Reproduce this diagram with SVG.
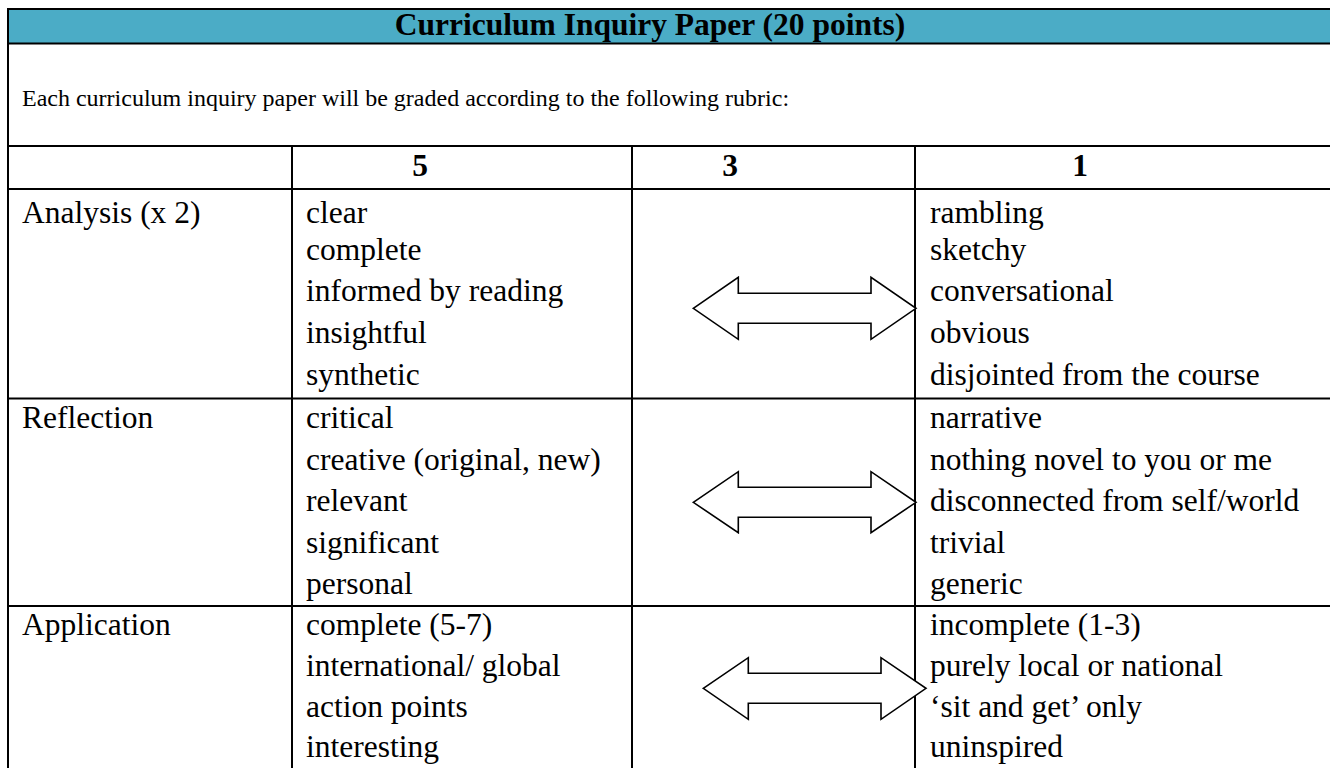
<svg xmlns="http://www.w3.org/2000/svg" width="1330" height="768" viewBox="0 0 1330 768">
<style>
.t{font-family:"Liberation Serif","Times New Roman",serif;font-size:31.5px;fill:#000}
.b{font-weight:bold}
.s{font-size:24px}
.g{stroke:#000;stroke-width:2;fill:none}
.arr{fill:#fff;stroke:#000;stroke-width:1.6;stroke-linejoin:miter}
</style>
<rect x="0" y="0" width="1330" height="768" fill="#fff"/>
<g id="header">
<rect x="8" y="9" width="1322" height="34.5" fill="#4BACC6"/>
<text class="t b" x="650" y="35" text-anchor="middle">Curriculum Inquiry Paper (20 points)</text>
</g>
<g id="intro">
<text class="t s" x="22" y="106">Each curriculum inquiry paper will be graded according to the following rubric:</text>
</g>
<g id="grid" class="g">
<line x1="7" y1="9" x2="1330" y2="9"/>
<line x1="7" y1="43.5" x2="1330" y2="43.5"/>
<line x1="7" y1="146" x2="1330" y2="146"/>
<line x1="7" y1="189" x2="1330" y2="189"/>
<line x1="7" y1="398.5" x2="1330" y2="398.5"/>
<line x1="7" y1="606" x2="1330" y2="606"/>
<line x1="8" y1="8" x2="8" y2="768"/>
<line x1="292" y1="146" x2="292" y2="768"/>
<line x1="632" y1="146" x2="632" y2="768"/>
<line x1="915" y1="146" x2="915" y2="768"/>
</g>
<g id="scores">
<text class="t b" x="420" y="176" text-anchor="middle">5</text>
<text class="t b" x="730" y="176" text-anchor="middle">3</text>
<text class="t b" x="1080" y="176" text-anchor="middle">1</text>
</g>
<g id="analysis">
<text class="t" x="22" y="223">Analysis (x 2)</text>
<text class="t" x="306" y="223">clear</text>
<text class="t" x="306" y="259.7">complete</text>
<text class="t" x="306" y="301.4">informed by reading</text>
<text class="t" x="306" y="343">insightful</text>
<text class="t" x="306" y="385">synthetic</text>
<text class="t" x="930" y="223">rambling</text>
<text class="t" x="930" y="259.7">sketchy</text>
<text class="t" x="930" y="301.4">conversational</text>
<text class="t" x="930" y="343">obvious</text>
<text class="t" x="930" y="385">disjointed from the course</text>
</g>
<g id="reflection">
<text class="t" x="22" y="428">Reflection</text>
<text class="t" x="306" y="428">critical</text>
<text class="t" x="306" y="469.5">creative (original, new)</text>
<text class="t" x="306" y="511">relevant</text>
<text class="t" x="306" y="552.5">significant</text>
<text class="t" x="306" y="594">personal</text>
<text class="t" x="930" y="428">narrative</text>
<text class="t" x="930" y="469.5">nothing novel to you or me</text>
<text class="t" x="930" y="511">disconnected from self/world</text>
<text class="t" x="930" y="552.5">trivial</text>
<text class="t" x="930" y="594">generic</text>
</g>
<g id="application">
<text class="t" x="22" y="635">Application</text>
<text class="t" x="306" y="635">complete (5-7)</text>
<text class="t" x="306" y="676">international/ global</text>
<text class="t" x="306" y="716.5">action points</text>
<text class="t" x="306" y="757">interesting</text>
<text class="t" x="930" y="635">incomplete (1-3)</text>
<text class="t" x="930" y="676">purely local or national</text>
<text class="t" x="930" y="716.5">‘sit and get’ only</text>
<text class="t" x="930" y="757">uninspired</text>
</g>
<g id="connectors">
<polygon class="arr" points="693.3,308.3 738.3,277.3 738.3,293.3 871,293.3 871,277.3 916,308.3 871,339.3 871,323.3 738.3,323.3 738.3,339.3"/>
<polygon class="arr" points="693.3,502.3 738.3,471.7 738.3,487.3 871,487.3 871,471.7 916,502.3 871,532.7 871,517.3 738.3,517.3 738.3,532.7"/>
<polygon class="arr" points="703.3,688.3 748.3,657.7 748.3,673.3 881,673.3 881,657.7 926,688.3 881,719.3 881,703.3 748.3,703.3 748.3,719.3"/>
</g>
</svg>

§ **The problem**: Omitting all images, print the listing exactly.

§ **Task output**:
Reproduce this diagram with SVG.
<svg xmlns="http://www.w3.org/2000/svg" width="1330" height="768" viewBox="0 0 1330 768">
<style>
.t{font-family:"Liberation Serif","Times New Roman",serif;font-size:31.5px;fill:#000}
.b{font-weight:bold}
.s{font-size:24px}
.g{stroke:#000;stroke-width:2;fill:none}
.arr{fill:#fff;stroke:#000;stroke-width:1.6;stroke-linejoin:miter}
</style>
<rect x="0" y="0" width="1330" height="768" fill="#fff"/>
<g id="header">
<rect x="8" y="9" width="1322" height="34.5" fill="#4BACC6"/>
<text class="t b" x="650" y="35" text-anchor="middle">Curriculum Inquiry Paper (20 points)</text>
</g>
<g id="intro">
<text class="t s" x="22" y="106">Each curriculum inquiry paper will be graded according to the following rubric:</text>
</g>
<g id="grid" class="g">
<line x1="7" y1="9" x2="1330" y2="9"/>
<line x1="7" y1="43.5" x2="1330" y2="43.5"/>
<line x1="7" y1="146" x2="1330" y2="146"/>
<line x1="7" y1="189" x2="1330" y2="189"/>
<line x1="7" y1="398.5" x2="1330" y2="398.5"/>
<line x1="7" y1="606" x2="1330" y2="606"/>
<line x1="8" y1="8" x2="8" y2="768"/>
<line x1="292" y1="146" x2="292" y2="768"/>
<line x1="632" y1="146" x2="632" y2="768"/>
<line x1="915" y1="146" x2="915" y2="768"/>
</g>
<g id="scores">
<text class="t b" x="420" y="176" text-anchor="middle">5</text>
<text class="t b" x="730" y="176" text-anchor="middle">3</text>
<text class="t b" x="1080" y="176" text-anchor="middle">1</text>
</g>
<g id="analysis">
<text class="t" x="22" y="223">Analysis (x 2)</text>
<text class="t" x="306" y="223">clear</text>
<text class="t" x="306" y="259.7">complete</text>
<text class="t" x="306" y="301.4">informed by reading</text>
<text class="t" x="306" y="343">insightful</text>
<text class="t" x="306" y="385">synthetic</text>
<text class="t" x="930" y="223">rambling</text>
<text class="t" x="930" y="259.7">sketchy</text>
<text class="t" x="930" y="301.4">conversational</text>
<text class="t" x="930" y="343">obvious</text>
<text class="t" x="930" y="385">disjointed from the course</text>
</g>
<g id="reflection">
<text class="t" x="22" y="428">Reflection</text>
<text class="t" x="306" y="428">critical</text>
<text class="t" x="306" y="469.5">creative (original, new)</text>
<text class="t" x="306" y="511">relevant</text>
<text class="t" x="306" y="552.5">significant</text>
<text class="t" x="306" y="594">personal</text>
<text class="t" x="930" y="428">narrative</text>
<text class="t" x="930" y="469.5">nothing novel to you or me</text>
<text class="t" x="930" y="511">disconnected from self/world</text>
<text class="t" x="930" y="552.5">trivial</text>
<text class="t" x="930" y="594">generic</text>
</g>
<g id="application">
<text class="t" x="22" y="635">Application</text>
<text class="t" x="306" y="635">complete (5-7)</text>
<text class="t" x="306" y="676">international/ global</text>
<text class="t" x="306" y="716.5">action points</text>
<text class="t" x="306" y="757">interesting</text>
<text class="t" x="930" y="635">incomplete (1-3)</text>
<text class="t" x="930" y="676">purely local or national</text>
<text class="t" x="930" y="716.5">‘sit and get’ only</text>
<text class="t" x="930" y="757">uninspired</text>
</g>
<g id="connectors">
<polygon class="arr" points="693.3,308.3 738.3,277.3 738.3,293.3 871,293.3 871,277.3 916,308.3 871,339.3 871,323.3 738.3,323.3 738.3,339.3"/>
<polygon class="arr" points="693.3,502.3 738.3,471.7 738.3,487.3 871,487.3 871,471.7 916,502.3 871,532.7 871,517.3 738.3,517.3 738.3,532.7"/>
<polygon class="arr" points="703.3,688.3 748.3,657.7 748.3,673.3 881,673.3 881,657.7 926,688.3 881,719.3 881,703.3 748.3,703.3 748.3,719.3"/>
</g>
</svg>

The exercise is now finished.